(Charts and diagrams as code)
===

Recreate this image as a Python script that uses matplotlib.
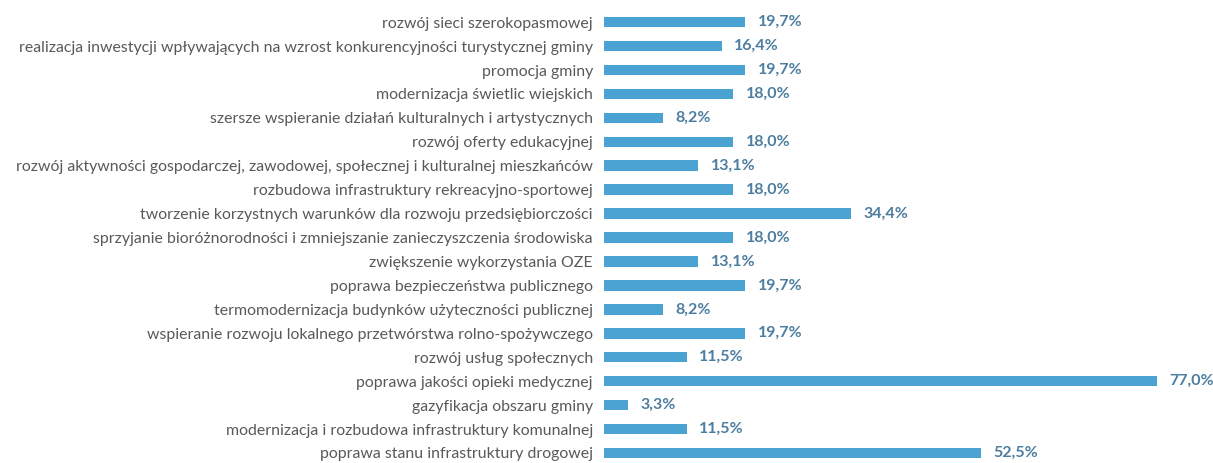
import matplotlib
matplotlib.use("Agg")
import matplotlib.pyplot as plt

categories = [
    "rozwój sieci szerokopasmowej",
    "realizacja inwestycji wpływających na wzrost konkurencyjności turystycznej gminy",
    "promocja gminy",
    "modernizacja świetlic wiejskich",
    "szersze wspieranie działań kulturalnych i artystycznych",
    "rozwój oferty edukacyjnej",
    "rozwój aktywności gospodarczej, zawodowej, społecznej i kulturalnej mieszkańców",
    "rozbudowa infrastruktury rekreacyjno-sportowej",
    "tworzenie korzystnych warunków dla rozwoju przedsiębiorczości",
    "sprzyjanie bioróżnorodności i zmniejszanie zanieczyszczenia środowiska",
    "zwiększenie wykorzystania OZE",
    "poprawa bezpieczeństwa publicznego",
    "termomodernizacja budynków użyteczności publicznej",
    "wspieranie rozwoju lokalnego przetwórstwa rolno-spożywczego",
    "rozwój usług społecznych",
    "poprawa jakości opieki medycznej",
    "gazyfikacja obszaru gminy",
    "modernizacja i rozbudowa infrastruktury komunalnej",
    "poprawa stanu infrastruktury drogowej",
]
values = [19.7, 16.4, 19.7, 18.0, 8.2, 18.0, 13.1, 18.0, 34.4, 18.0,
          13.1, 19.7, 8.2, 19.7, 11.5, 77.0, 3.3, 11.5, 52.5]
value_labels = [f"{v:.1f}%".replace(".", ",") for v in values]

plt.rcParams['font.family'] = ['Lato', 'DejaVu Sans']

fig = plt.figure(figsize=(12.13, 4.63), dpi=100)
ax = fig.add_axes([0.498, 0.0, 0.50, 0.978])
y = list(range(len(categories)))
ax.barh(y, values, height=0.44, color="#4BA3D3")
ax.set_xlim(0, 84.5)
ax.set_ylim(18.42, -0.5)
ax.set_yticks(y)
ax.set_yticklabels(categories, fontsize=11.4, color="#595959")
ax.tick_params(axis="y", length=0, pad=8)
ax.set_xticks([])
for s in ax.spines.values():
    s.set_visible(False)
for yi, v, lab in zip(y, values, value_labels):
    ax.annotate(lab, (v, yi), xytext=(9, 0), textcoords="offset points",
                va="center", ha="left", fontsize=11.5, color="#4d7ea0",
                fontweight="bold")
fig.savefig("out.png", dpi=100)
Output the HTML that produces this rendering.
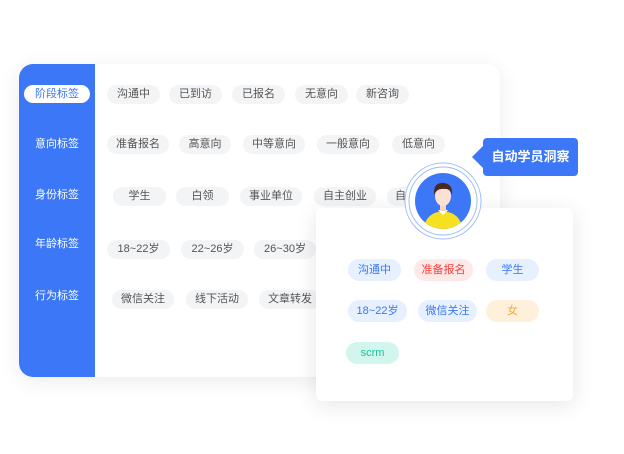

===

**OBJECTIVE**
Repeat, with no pictures, each line from the beginning of the data through the line containing "import matplotlib.pyplot as plt", inclusive.

**OUTPUT BELOW**
Recreate this image as a Python script that uses matplotlib.
import matplotlib
matplotlib.use("Agg")
import matplotlib.pyplot as plt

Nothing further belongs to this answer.